Key Moments
- Intuitive Surgical stock fell 9.5% in pre-market trading to $364.27 following a Q2 2026 earnings beat.
- U.S. da Vinci procedure growth slowed to 12% in Q2 from 14% in Q1, raising concern among investors.
- Stifel cut its price target on Intuitive Surgical to $550 from $670, while maintaining a Buy rating.
Market Reaction to Q2 2026 Results
Investing.com – Shares of Intuitive Surgical (ISRG) dropped 9.5% in pre-open trading to $364.27 after the company reported Q2 2026 results that topped Wall Street estimates but disappointed investors focused on the trajectory of its core growth drivers. The stock’s decline began in after-hours trading and continued into Friday’s pre-market session.
For the quarter, Intuitive Surgical reported adjusted earnings of $2.80 per share on revenue of $2.89 billion. Both figures came in ahead of analyst expectations of $2.51 per share and $2.82 billion in revenue. Despite the beat on both the top and bottom lines, the market response was negative as attention shifted to a slowdown in the company’s most closely watched metric.
Deceleration in U.S. da Vinci Procedure Growth
The key issue for investors was a moderation in U.S. da Vinci procedure volumes. Growth in U.S. da Vinci procedures slowed to 12% in Q2, compared with 14% in Q1. Management linked the deceleration to the expiration of ACA enhanced-premium subsidies and weakness in deferrable procedures.
On the earnings call, CEO Dave Rosa highlighted that discussions with customers indicated that shifts in patient coverage and premium structures were influencing when patients decide to seek care. The CFO pointed to a “modest adverse impact” from changes to ACA subsidies.
Intuitive Surgical reaffirmed its full-year 2026 outlook for da Vinci procedure growth at 13.5%-15.5% and indicated expectations closer to the midpoint of that range. Investors interpreted this stance as cautious, contributing to the negative sentiment around the stock.
Guidance and Analyst Response
The company’s decision to leave its full-year procedure growth forecast unchanged, while guiding toward the midpoint, was viewed as conservative given the slower U.S. procedure trends. This reinforced concerns that the recent deceleration could persist.
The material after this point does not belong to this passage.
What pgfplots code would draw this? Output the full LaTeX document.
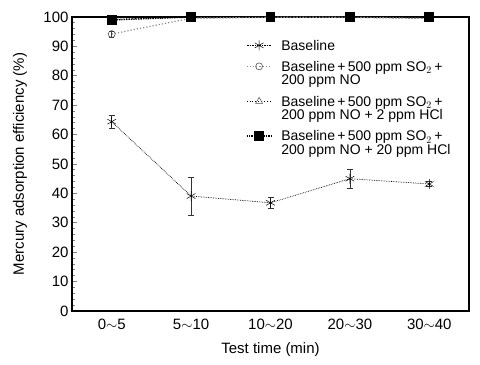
\documentclass[border=0pt]{standalone}
\usepackage{pgfplots}
\pgfplotsset{compat=1.18}
\usepackage{fontspec}
\setmainfont{Liberation Sans}
\newcommand{\lo}[1]{\raisebox{0pt}[9.5pt][0pt]{#1}}
\newcommand{\hi}[2]{\rule{0pt}{#1}#2}
\begin{document}
\begin{tikzpicture}
\begin{axis}[
  scale only axis,
  width=397pt, height=294pt,
  xmin=-0.5, xmax=4.5, ymin=0, ymax=100,
  xtick={0,1,2,3,4},
  xticklabels={0$\sim$5,5$\sim$10,10$\sim$20,20$\sim$30,30$\sim$40},
  extra x ticks={0.5,1.5,2.5,3.5},
  extra x tick labels={},
  extra x tick style={major tick length=5pt, tick style={line width=0.8pt}},
  x tick style={draw=none},
  ytick={0,10,...,100},
  minor y tick num=4,
  tick align=inside,
  xtick pos=bottom, ytick pos=left,
  major tick length=5pt, minor tick length=3pt,
  y tick style={line width=0.8pt},
  axis line style={line width=1.4pt},
  tick label style={font=\fontsize{15}{17}\selectfont},
  xticklabel style={yshift=-4pt},
  /pgf/number format/assume math mode=true,
  xlabel={Test time (min)},
  ylabel={Mercury adsorption efficiency (\%)},
  label style={font=\fontsize{15}{17}\selectfont},
  xlabel style={at={(rel axis cs:0.5,-0.133)}, anchor=center},
  ylabel style={at={(rel axis cs:-0.131,0.5)}, anchor=center},
  legend cell align=left,
  legend style={draw=none, fill=none, at={(rel axis cs:0.43,0.928)}, anchor=north west,
    font=\fontsize{14}{15}\selectfont, row sep=0pt, column sep=7pt,
    cells={anchor=base west},
    nodes={text depth=4pt, inner ysep=0pt}},
  legend image code/.code={
    \draw[mark repeat=2,mark phase=2,#1] plot coordinates {(0cm,5pt) (0.44cm,5pt) (0.88cm,5pt)};
  },
]
\addplot[black, densely dotted, line width=0.7pt, mark=asterisk, mark size=5pt, mark options={solid, line width=0.5pt},
  error bars/.cd, y dir=both, y explicit, error bar style={solid, line width=0.5pt, black!80}, error mark options={rotate=90, mark size=3pt}]
  coordinates {(0,64.4) +- (0,2.3) (1,39.1) +- (0,6.4) (2,36.8) +- (0,1.9) (3,45.0) +- (0,3.2) (4,43.2) +- (0,0.8)};
\addlegendentry{\lo{Baseline}}
\addplot[black!45, dotted, line width=1.2pt, mark=o, mark size=3.5pt, mark options={solid, black!75, line width=0.5pt},
  error bars/.cd, y dir=both, y explicit, error bar style={solid, line width=0.5pt, black!75}, error mark options={rotate=90, mark size=2.5pt}]
  coordinates {(0,94.2) +- (0,1.0) (1,99.6) +- (0,0.3) (2,99.9) +- (0,0.1) (3,99.9) +- (0,0.1) (4,99.5) +- (0,0.3)};
\addlegendentry{\hi{17pt}{Baseline\,+\,500 ppm SO$_2$\,+}}
\addlegendimage{empty legend}
\addlegendentry{\lo{200 ppm NO}}
\addplot[black, dotted, line width=0.9pt, mark=triangle, mark size=4pt, mark options={solid, black!70, line width=0.5pt}]
  coordinates {(0,99.2) (1,100) (2,100) (3,100) (4,100)};
\addlegendentry{\hi{17.5pt}{Baseline\,+\,500 ppm SO$_2$\,+}}
\addlegendimage{empty legend}
\addlegendentry{\lo{200 ppm NO + 2 ppm HCl}}
\addplot[black, densely dotted, line width=1.4pt, mark=square*, mark size=4.2pt, mark options={solid}]
  coordinates {(0,99.0) (1,100) (2,100) (3,100) (4,100)};
\addlegendentry{\hi{17pt}{Baseline\,+\,500 ppm SO$_2$\,+}}
\addlegendimage{empty legend}
\addlegendentry{\lo{200 ppm NO + 20 ppm HCl}}
\addplot[black!45, dotted, line width=1.2pt, forget plot] coordinates {(1,99.6) (2,99.9) (3,99.9) (4,99.5)};
\end{axis}
\pgfresetboundingbox
\path ([xshift=-72pt,yshift=-53pt]current axis.south west) rectangle ([xshift=11pt,yshift=17pt]current axis.north east);
\end{tikzpicture}
\end{document}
In response to the update, Stifel reduced its price target on Intuitive Surgical shares to $550 from $670 but retained a Buy rating. The firm cited the softening U.S. procedure environment as a primary factor behind the target cut.
| Metric | Q2 2026 Result | Analyst Expectation |
|---|---|---|
| Adjusted EPS | $2.80 | $2.51 |
| Revenue | $2.89 billion | $2.82 billion |
| U.S. da Vinci procedure growth | 12% | Not specified |
Broader Market Backdrop and Valuation Pressures
The wider equity market did little to support sentiment around Intuitive Surgical. The Nasdaq declined 2.0% and the S&P 500 fell 1.0%, as high-multiple growth stocks came under renewed pressure amid concerns that AI infrastructure spending could be displacing traditional enterprise technology investment.
Intuitive Surgical’s valuation magnified the downside reaction. The stock trades at a price-to-earnings multiple near 49x, a level that is significantly higher than many medtech peers. That premium left the shares especially sensitive to any perceived disappointment on guidance or growth momentum.
Competitive Landscape Adds to Investor Concerns
Competitive dynamics in robotic surgery also weighed on sentiment. Medtronic’s Hugo system has now been commercially launched in the U.S., and Johnson & Johnson’s Ottava platform is progressing toward FDA authorization. These developments have increased investor anxiety over the durability of Intuitive Surgical’s near-monopoly position in the space.
Shares Slide Toward 52-Week Lows
Multiple factors converged to pressure Intuitive Surgical’s stock in pre-market trading. A “sell the news” reaction to an earnings beat, the slowest U.S. procedure growth in three years, unchanged and perceived-cautious full-year guidance, a risk-off tone in the broader market, and ongoing worries about competitive threats and an elevated valuation all contributed to the move.
As a result, the shares fell sharply toward the lower end of their 52-week range, breaking below the prior 52-week low of $378.50.